- Leader: Paul Rwarakabije
- Dates active: 1997 – 30 September 2000
- Active regions: DRC–Rwandan border
- Ideology: Hutu Power
- Political position: Far-right
- Size: 12,000–22,000 in the DRC

= Army for the Liberation of Rwanda =

Rebel group of the Second Congo War

The Army for the Liberation of Rwanda (Armée pour la Libération du Rwanda, ALiR; Ingabo zo Kubohoza u Rwanda, IzKR) was a rebel group largely composed of former members of the Interahamwe and Rwandan Armed Forces. Operating mostly in the eastern regions of the Democratic Republic of the Congo along the border with Rwanda, it carried out attacks throughout the Second Congo War against forces aligned with Rwanda and Uganda. In 2000, the ALiR agreed to merge with the Hutu resistance movement based in Kinshasa into the new Democratic Forces for the Liberation of Rwanda (FDLR). ALiR was largely supplanted by the FDLR by 2001.

== History ==

The Rwandan genocide in 1994 was largely carried out by the national army, the Rwandan Armed Forces (FAR) and the paramilitary Interahamwe. Following the invasion of Rwanda by the Rwandan Patriotic Front (RPF) led by Paul Kagame, many FAR and Interahamwe members fled across the border into Zaire. During the resulting Great Lakes refugee crisis, these two groups merged and formed into the Army for the Liberation of Rwanda (ALIR). The increased intensity of cross-border attacks by the ALIR led the Rwandan government to secretly arm the ethnically Tutsi Banyamulenge and organize the creation of a proxy rebel group, the Alliance of Democratic Forces for the Liberation of Congo (AFDL), led by Laurent-Désiré Kabila. The AFDL invaded Zaire in late 1996 in what became known as the First Congo War. The AFDL and their Rwandan and Ugandan allies forced the Hutu refugees back into Rwanda and scattering the ALiR fighters to countries such as Zambia, Angola, Congo-Brazzaville, the Central African Republic, Chad, Sudan, Burundi and Tanzania. The AFDL continued on to Kinshasa, overthrowing Mobutu Sese Seko and installing Kabila as president on 17 May 1997. Kabila then announced that the name of the country was being changed from Zaire to the Democratic Republic of the Congo.
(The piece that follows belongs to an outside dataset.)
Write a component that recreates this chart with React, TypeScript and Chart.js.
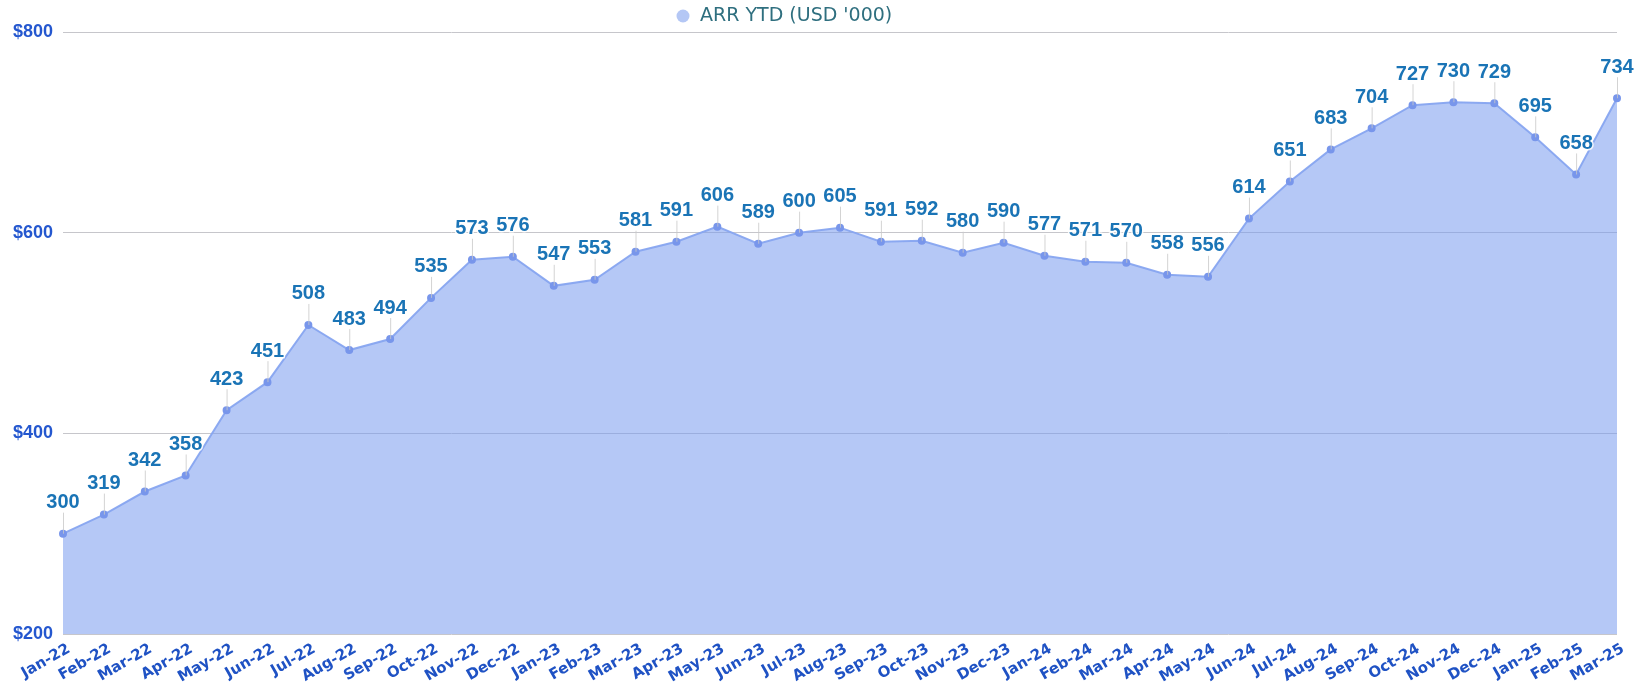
import React, { useEffect, useRef } from "react";
import { Chart, registerables } from "chart.js";

Chart.register(...registerables);

const categories = [
  "Jan-22", "Feb-22", "Mar-22", "Apr-22", "May-22", "Jun-22", "Jul-22", "Aug-22", "Sep-22", "Oct-22", "Nov-22", "Dec-22",
  "Jan-23", "Feb-23", "Mar-23", "Apr-23", "May-23", "Jun-23", "Jul-23", "Aug-23", "Sep-23", "Oct-23", "Nov-23", "Dec-23",
  "Jan-24", "Feb-24", "Mar-24", "Apr-24", "May-24", "Jun-24", "Jul-24", "Aug-24", "Sep-24", "Oct-24", "Nov-24", "Dec-24",
  "Jan-25", "Feb-25", "Mar-25",
];

const arrValues = [
  300, 319, 342, 358, 423, 451, 508, 483, 494, 535, 573, 576,
  547, 553, 581, 591, 606, 589, 600, 605, 591, 592, 580, 590,
  577, 571, 570, 558, 556, 614, 651, 683, 704, 727, 730, 729,
  695, 658, 734,
];

const seriesLabel = "ARR YTD (USD '000)";
const yTicks = [200, 400, 600, 800];

const dataLabelPlugin = {
  id: "dataLabelPlugin",
  afterDatasetsDraw(chart: any) {
    const ctx = chart.ctx;
    const meta = chart.getDatasetMeta(0);
    const data = chart.data.datasets[0].data as number[];
    ctx.save();
    ctx.font = "bold 20px 'Liberation Sans', Arial, sans-serif";
    ctx.textAlign = "center";
    ctx.textBaseline = "middle";
    meta.data.forEach((pt: any, i: number) => {
      const x = pt.x;
      const y = pt.y;
      const ly = y - 31;
      ctx.strokeStyle = "rgba(200,200,200,0.8)";
      ctx.lineWidth = 1;
      ctx.beginPath();
      ctx.moveTo(x + 0.5, y);
      ctx.lineTo(x + 0.5, ly + 10);
      ctx.stroke();
      const txt = String(data[i]);
      ctx.lineWidth = 3;
      ctx.strokeStyle = "rgba(255,255,255,0.85)";
      ctx.lineJoin = "round";
      ctx.strokeText(txt, x, ly);
      ctx.fillStyle = "#1a74b6";
      ctx.fillText(txt, x, ly);
    });
    ctx.restore();
  },
};

const legendPlugin = {
  id: "customLegend",
  afterDraw(chart: any) {
    const ctx = chart.ctx;
    ctx.save();
    ctx.fillStyle = "#b4c7f5";
    ctx.beginPath();
    ctx.arc(683, 16, 6.5, 0, Math.PI * 2);
    ctx.fill();
    ctx.font = "19px 'DejaVu Sans', sans-serif";
    ctx.fillStyle = "#2f6f7f";
    ctx.textAlign = "left";
    ctx.textBaseline = "middle";
    ctx.fillText(seriesLabel, 700, 16);
    ctx.restore();
  },
};

export default function App() {
  const canvasRef = useRef<HTMLCanvasElement | null>(null);

  useEffect(() => {
    if (!canvasRef.current) return;
    const chart = new Chart(canvasRef.current, {
      type: "line",
      data: {
        labels: categories,
        datasets: [
          {
            label: seriesLabel,
            data: arrValues,
            fill: "start",
            backgroundColor: "rgba(120,155,238,0.55)",
            borderColor: "rgba(135,165,240,0.95)",
            borderWidth: 2,
            pointRadius: 3,
            pointBackgroundColor: "rgb(120,150,235)",
            pointBorderColor: "rgb(120,150,235)",
            tension: 0,
          },
        ],
      },
      options: {
        responsive: true,
        maintainAspectRatio: false,
        animation: false,
        layout: { padding: { left: 0, right: 31, top: 32, bottom: 0 } },
        plugins: {
          tooltip: { enabled: false },
          legend: { display: false },
        },
        scales: {
          x: {
            type: "category",
            offset: false,
            grid: { display: false, drawTicks: false },
            border: { display: false },
            ticks: {
              autoSkip: false,
              minRotation: 30,
              maxRotation: 30,
              padding: 6,
              labelOffset: 6,
              color: "#1f52c4",
              font: { family: "'DejaVu Sans', sans-serif", size: 15, weight: "bold" },
            },
            afterFit: (scale: any) => {
              scale.height = 57;
            },
          },
          y: {
            min: 200,
            max: 800,
            grid: { color: "#c6c6cb", drawTicks: false, lineWidth: 1 },
            border: { display: false },
            afterBuildTicks: (scale: any) => {
              scale.ticks = yTicks.map((v) => ({ value: v }));
            },
            ticks: {
              padding: 10,
              color: "#2457cf",
              font: { family: "'Liberation Sans', Arial, sans-serif", size: 18, weight: "bold" },
              callback: (v: any) => "$" + v,
            },
            afterFit: (scale: any) => {
              scale.width = 63;
            },
          },
        },
      } as any,
      plugins: [dataLabelPlugin, legendPlugin],
    });
    return () => chart.destroy();
  }, []);

  return (
    <div style={{ position: "fixed", left: 0, top: 0, width: 1648, height: 691, background: "#fff" }}>
      <canvas ref={canvasRef} />
    </div>
  );
}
While Kabila was completing his rebellion, the ALIR remnants reformed and recruited new Hutu fighters from eastern Zaire. ALIR became active again in eastern Zaire by early 1997. The ALiR's political wing, the Party for the Liberation of Rwanda (PALIR), maintained the old goal of overthrowing the Kagame government and regaining power, to which it added the objective of expelling the foreign invaders, thereby giving it more appeal to local populations. There were also concerns that it intended to continue the genocide against the Tutsis. Even before regaining a military presence, a letter allegedly sent by the ALiR threatened to kill the American ambassador to Rwanda and other U.S. citizens in retaliation for support to Rwanda.

By July 1998, the alliance between Kabila and his Rwandan and Ugandan sponsors had broken down. Kabila ordered the foreign forces out of the country, prompting Rwanda and Uganda to create another rebel group, the Rally for Congolese Democracy (RCD), to overthrow Kabila in the Second Congo War. Kabila then began to provide military support to ALiR, many members of which he had tried to kill less than two years previously, in order to weaken the RCD and foreign military forces in eastern Congo.

As the war grew into the most deadly conflict since the Second World War, several thousand ALiR fighters carried out guerrilla attacks behind the front lines. In 1999, eight tourists from the U.S., United Kingdom and New Zealand and a Ugandan game warden were killed while in Uganda's Bwindi National Park, along the border with the DRC. The tourists were tracking rare mountain gorillas and were apparently targeted as English language speakers. One captured French diplomat was released with a message condemning the U.S. and UK for their support of the RPF-led regime in Rwanda. The violent attack largely destroyed Uganda's tourist industry for years.

For the next several years, the battle lines stabilized and the war stagnated as Uganda and Rwanda competed to extract resources from the rich mines and forests of eastern Congo that they occupied. The ALiR continued to carry out attacks upon both opposing armed groups, as well as civilian populations that they thought supported their enemies. Following Kabila's assassination on 18 January 2001 and the rise of his son Joseph, the ALiR consolidated forces with a Kinshasa-based Hutu group to form the Democratic Forces for the Liberation of Rwanda (FDLR). While never officially disbanded, ALiR lost its separate identity under the FDLR. Despite official declarations from the FDLR that they have given up armed resistance, ALiR remnants continued to fight in eastern Congo.